In the Vepco case, Mr. Reilly testified that the useful life of a transmission easement is 100 years (same as in the P. P. & L. Co. case) and that of the distribution easement is 50 years (5 years more than in the P. P. & L. Co. case). His testimony was based on present conditions and without indulging in speculation as to future underground cable and nuclear plant developments. His evidence was the same in both cases as to the useful life of the transmission easements (100 years) and practically the same on the life of the distribution easements (5 years more in Vepco than in P. P. &L. Co.).

In my opinion, this evidence, based on present conditions, compels us to enter the same judgment in both cases as to the useful lives of these easements. But the majority has adjudged that the easements have the following useful lives:

1. In the P. P. & L. Co. case: Transmission easements .. 100 years Distribution easements .. 45 years

2, In the Vepco case: Transmission easements .. 71 years Distribution easements .. 41 years

The shorter lives for the easements in the Vepco case, as stated above, was arrived at on the testimony of certain experts (its Vice-president and a Dr. A. Kusko) as to the future developments in underground cables and nuclear generating plants. As a practical matter, these witnesses did not testify that these developments would occur only in Vepco’s system, but testified with reference to Vepco and the industry in general. Consequently, from a theoretical standpoint, their testimony is as applicable to P. P. & L. Co. as to Vepco. In my opinion, this testimony was too speculative on which to base the opinion of this court. While their predictions may come to pass, on the other hand, as the government contends, their observations in this regard may be mere “crystal-ball” gazing. In any event, it occurs to me we need something more tangible on which we can base our judgment. If the developments these witnesses predict should materialize in the future, changes in the tax position of the taxpayers could be made at that time. As the majority say in the P. P. & L. Co. case:

* * * As stated by the Supreme Court, if what now appears to be rea*1321sonable useful lives of such assets proves by further experience to be in error, administrative steps are readily available for a redetermination. * *

I do not believe we are justified in treating these two taxpayers differently on practically the same facts and issues. To do so is to prefer one over the other and to discriminate in favor of one and against the other.
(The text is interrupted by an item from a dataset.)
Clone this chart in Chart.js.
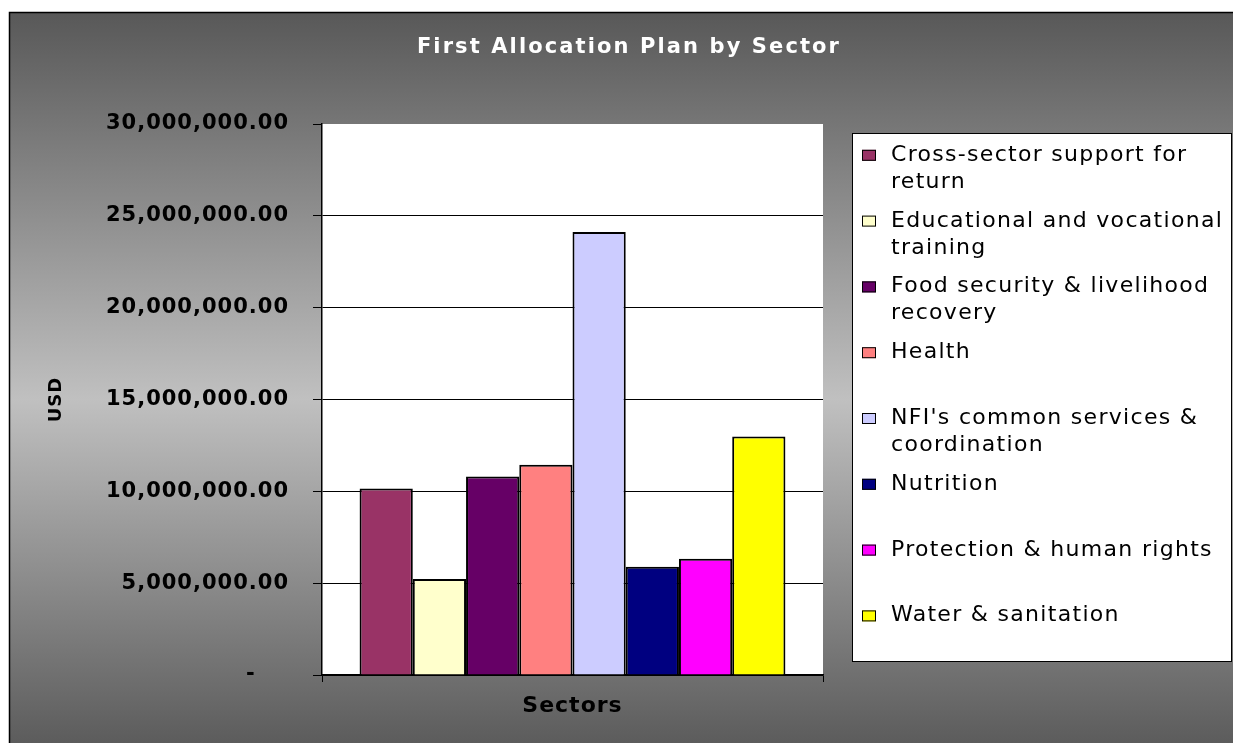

I would hold that the useful lives of the easements in both cases are the same, as the court may determine. However, it would be preferable to fix the useful lives of the transmission easements at 100 years and that of the distribution easements at 45 years, because the testimony of the witness Reilly in both cases was to this effect, whereas, there is no evidence in the P. P. & L. Co. case that would support shorter lives for the easements.

COLLINS, Judge, joins in the foregoing opinion, concurring in part and dissenting in part.

. Trial Commissioner Hogenson tried the P. P. & L. Co. case and Trial Commissioner Fletcher tried the Vepco case.